Task instructions –
Write out each line of the listing as it stands, without the images.

Provided material –
---+---

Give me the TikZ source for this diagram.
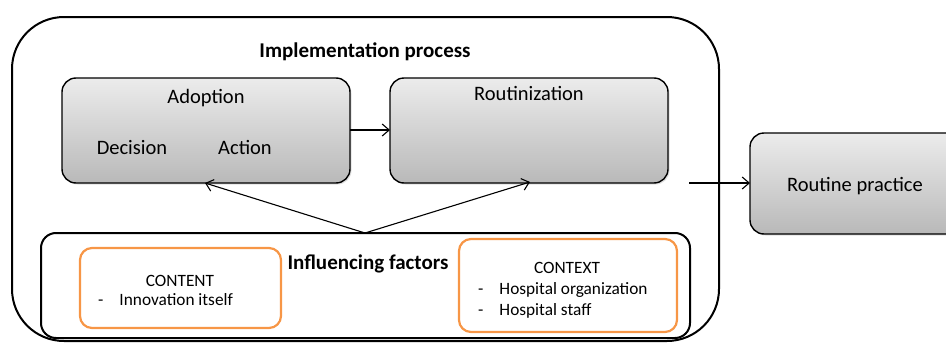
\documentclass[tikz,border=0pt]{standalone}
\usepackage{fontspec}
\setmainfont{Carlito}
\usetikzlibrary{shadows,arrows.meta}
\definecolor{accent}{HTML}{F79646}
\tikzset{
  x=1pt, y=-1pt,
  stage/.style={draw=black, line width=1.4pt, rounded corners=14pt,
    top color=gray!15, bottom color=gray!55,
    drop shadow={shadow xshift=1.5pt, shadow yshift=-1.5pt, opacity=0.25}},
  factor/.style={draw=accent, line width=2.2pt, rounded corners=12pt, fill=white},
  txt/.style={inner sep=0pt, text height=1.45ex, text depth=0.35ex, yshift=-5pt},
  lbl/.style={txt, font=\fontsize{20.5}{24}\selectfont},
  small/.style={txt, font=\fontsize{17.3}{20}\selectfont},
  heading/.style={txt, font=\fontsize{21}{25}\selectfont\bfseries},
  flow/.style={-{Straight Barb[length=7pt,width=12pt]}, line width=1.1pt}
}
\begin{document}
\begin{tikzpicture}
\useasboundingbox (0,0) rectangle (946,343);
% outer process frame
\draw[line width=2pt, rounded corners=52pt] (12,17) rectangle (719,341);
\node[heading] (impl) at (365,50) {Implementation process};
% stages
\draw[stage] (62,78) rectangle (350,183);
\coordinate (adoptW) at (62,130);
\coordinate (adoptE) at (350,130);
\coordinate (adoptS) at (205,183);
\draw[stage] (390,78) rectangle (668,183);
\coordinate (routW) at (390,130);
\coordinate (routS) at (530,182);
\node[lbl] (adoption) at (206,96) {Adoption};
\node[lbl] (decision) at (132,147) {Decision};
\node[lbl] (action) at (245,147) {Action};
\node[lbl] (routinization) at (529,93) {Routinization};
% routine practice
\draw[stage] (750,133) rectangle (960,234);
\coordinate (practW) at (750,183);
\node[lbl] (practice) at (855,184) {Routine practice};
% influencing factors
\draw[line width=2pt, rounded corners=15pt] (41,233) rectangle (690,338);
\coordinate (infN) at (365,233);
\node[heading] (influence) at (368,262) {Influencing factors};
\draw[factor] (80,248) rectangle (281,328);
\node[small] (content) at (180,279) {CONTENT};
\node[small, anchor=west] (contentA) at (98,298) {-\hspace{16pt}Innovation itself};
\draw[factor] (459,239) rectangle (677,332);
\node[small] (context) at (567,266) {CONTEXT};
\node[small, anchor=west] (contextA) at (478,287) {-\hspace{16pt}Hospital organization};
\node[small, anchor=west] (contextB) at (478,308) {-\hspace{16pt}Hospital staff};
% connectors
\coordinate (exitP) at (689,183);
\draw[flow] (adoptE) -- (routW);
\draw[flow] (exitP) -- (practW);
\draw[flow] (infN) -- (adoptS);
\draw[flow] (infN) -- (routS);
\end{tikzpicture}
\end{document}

---+---

Final result –
Give me the TikZ source for this diagram.
\documentclass[tikz,border=0pt]{standalone}
\usepackage{fontspec}
\setmainfont{Carlito}
\usetikzlibrary{shadows,arrows.meta}
\definecolor{accent}{HTML}{F79646}
\tikzset{
  x=1pt, y=-1pt,
  stage/.style={draw=black, line width=1.4pt, rounded corners=14pt,
    top color=gray!15, bottom color=gray!55,
    drop shadow={shadow xshift=1.5pt, shadow yshift=-1.5pt, opacity=0.25}},
  factor/.style={draw=accent, line width=2.2pt, rounded corners=12pt, fill=white},
  txt/.style={inner sep=0pt, text height=1.45ex, text depth=0.35ex, yshift=-5pt},
  lbl/.style={txt, font=\fontsize{20.5}{24}\selectfont},
  small/.style={txt, font=\fontsize{17.3}{20}\selectfont},
  heading/.style={txt, font=\fontsize{21}{25}\selectfont\bfseries},
  flow/.style={-{Straight Barb[length=7pt,width=12pt]}, line width=1.1pt}
}
\begin{document}
\begin{tikzpicture}
\useasboundingbox (0,0) rectangle (946,343);
% outer process frame
\draw[line width=2pt, rounded corners=52pt] (12,17) rectangle (719,341);
\node[heading] (impl) at (365,50) {Implementation process};
% stages
\draw[stage] (62,78) rectangle (350,183);
\coordinate (adoptW) at (62,130);
\coordinate (adoptE) at (350,130);
\coordinate (adoptS) at (205,183);
\draw[stage] (390,78) rectangle (668,183);
\coordinate (routW) at (390,130);
\coordinate (routS) at (530,182);
\node[lbl] (adoption) at (206,96) {Adoption};
\node[lbl] (decision) at (132,147) {Decision};
\node[lbl] (action) at (245,147) {Action};
\node[lbl] (routinization) at (529,93) {Routinization};
% routine practice
\draw[stage] (750,133) rectangle (960,234);
\coordinate (practW) at (750,183);
\node[lbl] (practice) at (855,184) {Routine practice};
% influencing factors
\draw[line width=2pt, rounded corners=15pt] (41,233) rectangle (690,338);
\coordinate (infN) at (365,233);
\node[heading] (influence) at (368,262) {Influencing factors};
\draw[factor] (80,248) rectangle (281,328);
\node[small] (content) at (180,279) {CONTENT};
\node[small, anchor=west] (contentA) at (98,298) {-\hspace{16pt}Innovation itself};
\draw[factor] (459,239) rectangle (677,332);
\node[small] (context) at (567,266) {CONTEXT};
\node[small, anchor=west] (contextA) at (478,287) {-\hspace{16pt}Hospital organization};
\node[small, anchor=west] (contextB) at (478,308) {-\hspace{16pt}Hospital staff};
% connectors
\coordinate (exitP) at (689,183);
\draw[flow] (adoptE) -- (routW);
\draw[flow] (exitP) -- (practW);
\draw[flow] (infN) -- (adoptS);
\draw[flow] (infN) -- (routS);
\end{tikzpicture}
\end{document}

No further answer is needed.